Scott. You need to rename your blog. Call it "Anti-Okie animus!" :)

Anonymous said...

This is one of, if not the most, stupidist blog-posts ever.

Gritsforbreakfast said...


When someone looks down on your intelligence who uses the word "stupidist," twice in a row, no less, you know you've reached rock bottom.

Friggin' Okies ... ;)

Deb said...

Speaking of...did anyone else know private companies keep the records of sales of pseudophedrine -- that it's not Walgreens or CVS keeping logs, they 'pharm' it out so to speak...and if they are outright wrong (this time of year when I'm being told by the pharmacist I can't get my allergy medication b/c they show I've bought a certain amount in a certain time when clearly I haven't or I wouldn't have run out since I only take one pill a day) -- there's no one to appeal to/call/find out why your being denied. The pharmacies don't know who they contract with and corporate people won't call you back to tell you.

All this so we can help Mexican drug cartels grow stronger. Boy, I feel safer :p

Deb said...

And stupidist is as stupidist does :)

Anonymous said...

most stupid, if you prefer,
or moronic
or most appropriately, pedestrian.

Boomer Sooner.

Gritsforbreakfast said...

"Boomer Sooner."


Anonymous said...

The counterproductive impacts of repressive laws on drug use are evident everywhere. Such approaches cannot and never have worked to reduce drug use. Instead they make the exacerabate the drug problem several fold. Simply stated, there is no drug control at all when prohibition strategeis are used.

Such approaches to drug control turn a health problem into a criminal justice problem and make higher potency drugs more widely available to anyone of any age with cash.

When will learn that a lowder drug use society is achievable but it cannot be achieved through repressive prohibitionist stategies?

Anonymous said...

Anecdotally, a local (to my location)convicted drug (meth) distributor allegedly told arresting agents that NAFTA was the best thing that could have happened for his business.

Anonymous said...

It's not right either that they took a drug that was very helpful to many people to try to stop a few people from making meth.

Meth should be legal for people who want it... whether it's a grand idea for them to be taking it or not. And it certainly should be legal for cold and allergy sufferers to have it in amounts they need, without being treated like criminals.

Another burning down the barn method.


Anonymous said...


Cold and allergy sufferers should have access to the psuedoephedrine, I meant.

Sorry... Allergy based sinus headache is distracting.

Anonymous said...

When did the ACLU ever not blame the US?

Anonymous said...

This commentary appeared in The San Diego Union-Tribune on May 14, 2009.

Drug-related violence in Mexico has more than doubled over the past 18 months, with a sharp increase in crimes that can only be understood as atrocities. The gruesome executions posted on YouTube, the assassinations of police officials and politicians, the more than 200 decapitations in the past year, and the use of high-powered weapons such as assault rifles and grenade launchers may all seem wanton and senseless. After all, these are some of the same tactics used by al-Qaeda in Iraq.

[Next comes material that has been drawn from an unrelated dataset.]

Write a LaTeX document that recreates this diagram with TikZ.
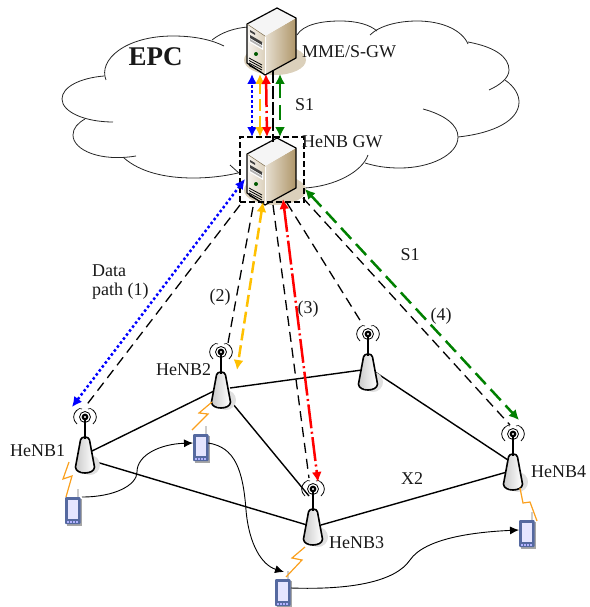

But this violence actually has a purpose. It is a strategic campaign by the cartels to terrorize the Mexican public and sap support for the government's campaign to tamp down cartel activity.

Anonymous said...

This commentary appeared in Homeland Security Today on February 13, 2009.

Reprinted by The Rand Corporation

Mexican extremists have declared it their goal to recover the “lost territories”—land taken from Mexico after the Mexican-American War in 1848.

The plan calls for enlisting Mexicans residing in California, Arizona, New Mexico and Texas in a campaign to terrorize and drive out the Anglo population, thereby ending decades of what the planners call Yankee discrimination and tyranny. The movement, which apparently draws on support from some of the warlords in Mexico, appears to have few adherents on the American side of the border, but it could be the forerunner of a large-scale uprising on US territory. As a consequence of the terrible economic situation caused by the violence, there are many unemployed, restless men who might be receptive to radicalization and recruitment.